_Objective_. Pictures excluded, return the lines below from the first through the line holding "import math".

_Dataset content_.
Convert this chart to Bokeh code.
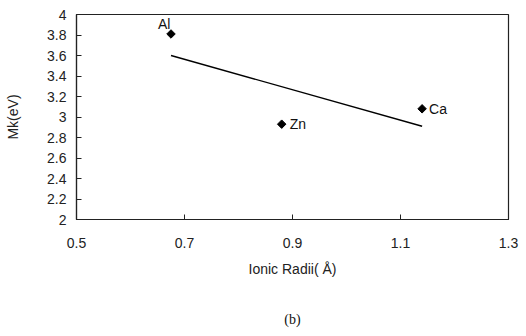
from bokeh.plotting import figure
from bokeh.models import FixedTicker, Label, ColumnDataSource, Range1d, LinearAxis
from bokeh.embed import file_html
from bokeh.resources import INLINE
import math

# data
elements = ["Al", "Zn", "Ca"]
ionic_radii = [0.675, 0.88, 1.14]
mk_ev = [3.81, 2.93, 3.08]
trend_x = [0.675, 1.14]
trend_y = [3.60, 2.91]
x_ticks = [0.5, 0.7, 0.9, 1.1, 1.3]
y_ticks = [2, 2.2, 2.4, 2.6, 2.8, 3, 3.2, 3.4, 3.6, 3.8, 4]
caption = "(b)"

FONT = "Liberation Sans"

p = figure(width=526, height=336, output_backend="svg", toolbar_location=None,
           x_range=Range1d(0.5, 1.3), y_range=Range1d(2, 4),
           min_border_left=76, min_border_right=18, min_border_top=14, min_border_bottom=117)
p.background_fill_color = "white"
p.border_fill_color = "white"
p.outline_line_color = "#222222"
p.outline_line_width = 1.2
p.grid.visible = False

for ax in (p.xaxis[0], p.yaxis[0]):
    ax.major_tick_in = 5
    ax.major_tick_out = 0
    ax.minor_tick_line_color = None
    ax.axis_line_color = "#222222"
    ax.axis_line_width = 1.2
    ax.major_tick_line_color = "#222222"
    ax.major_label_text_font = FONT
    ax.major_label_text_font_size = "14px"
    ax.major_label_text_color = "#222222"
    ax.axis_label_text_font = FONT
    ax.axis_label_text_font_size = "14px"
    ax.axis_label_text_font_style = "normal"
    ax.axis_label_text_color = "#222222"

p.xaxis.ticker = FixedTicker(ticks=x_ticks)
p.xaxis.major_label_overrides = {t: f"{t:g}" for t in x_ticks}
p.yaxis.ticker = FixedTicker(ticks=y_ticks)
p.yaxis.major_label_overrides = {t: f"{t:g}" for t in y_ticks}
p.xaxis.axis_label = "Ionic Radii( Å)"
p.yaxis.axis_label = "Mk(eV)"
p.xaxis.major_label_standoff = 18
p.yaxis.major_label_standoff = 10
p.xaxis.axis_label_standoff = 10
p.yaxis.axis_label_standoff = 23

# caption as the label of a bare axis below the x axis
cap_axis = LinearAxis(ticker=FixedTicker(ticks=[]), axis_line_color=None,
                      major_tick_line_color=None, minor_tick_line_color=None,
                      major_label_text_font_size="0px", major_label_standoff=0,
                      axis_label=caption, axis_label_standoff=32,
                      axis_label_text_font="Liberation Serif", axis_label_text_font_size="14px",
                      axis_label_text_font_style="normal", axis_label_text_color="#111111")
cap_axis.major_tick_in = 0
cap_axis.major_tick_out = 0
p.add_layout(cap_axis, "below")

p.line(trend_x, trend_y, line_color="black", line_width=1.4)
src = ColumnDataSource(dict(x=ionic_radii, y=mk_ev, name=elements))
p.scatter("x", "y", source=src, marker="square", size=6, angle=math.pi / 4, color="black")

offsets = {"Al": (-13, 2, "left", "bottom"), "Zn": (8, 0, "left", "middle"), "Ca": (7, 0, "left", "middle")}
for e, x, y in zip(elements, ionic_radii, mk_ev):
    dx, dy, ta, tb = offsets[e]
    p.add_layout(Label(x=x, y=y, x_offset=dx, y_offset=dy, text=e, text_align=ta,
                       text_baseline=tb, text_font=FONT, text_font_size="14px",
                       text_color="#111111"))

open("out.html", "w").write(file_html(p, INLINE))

_Written solution_.
Convert this chart to Bokeh code.
from bokeh.plotting import figure
from bokeh.models import FixedTicker, Label, ColumnDataSource, Range1d, LinearAxis
from bokeh.embed import file_html
from bokeh.resources import INLINE
import math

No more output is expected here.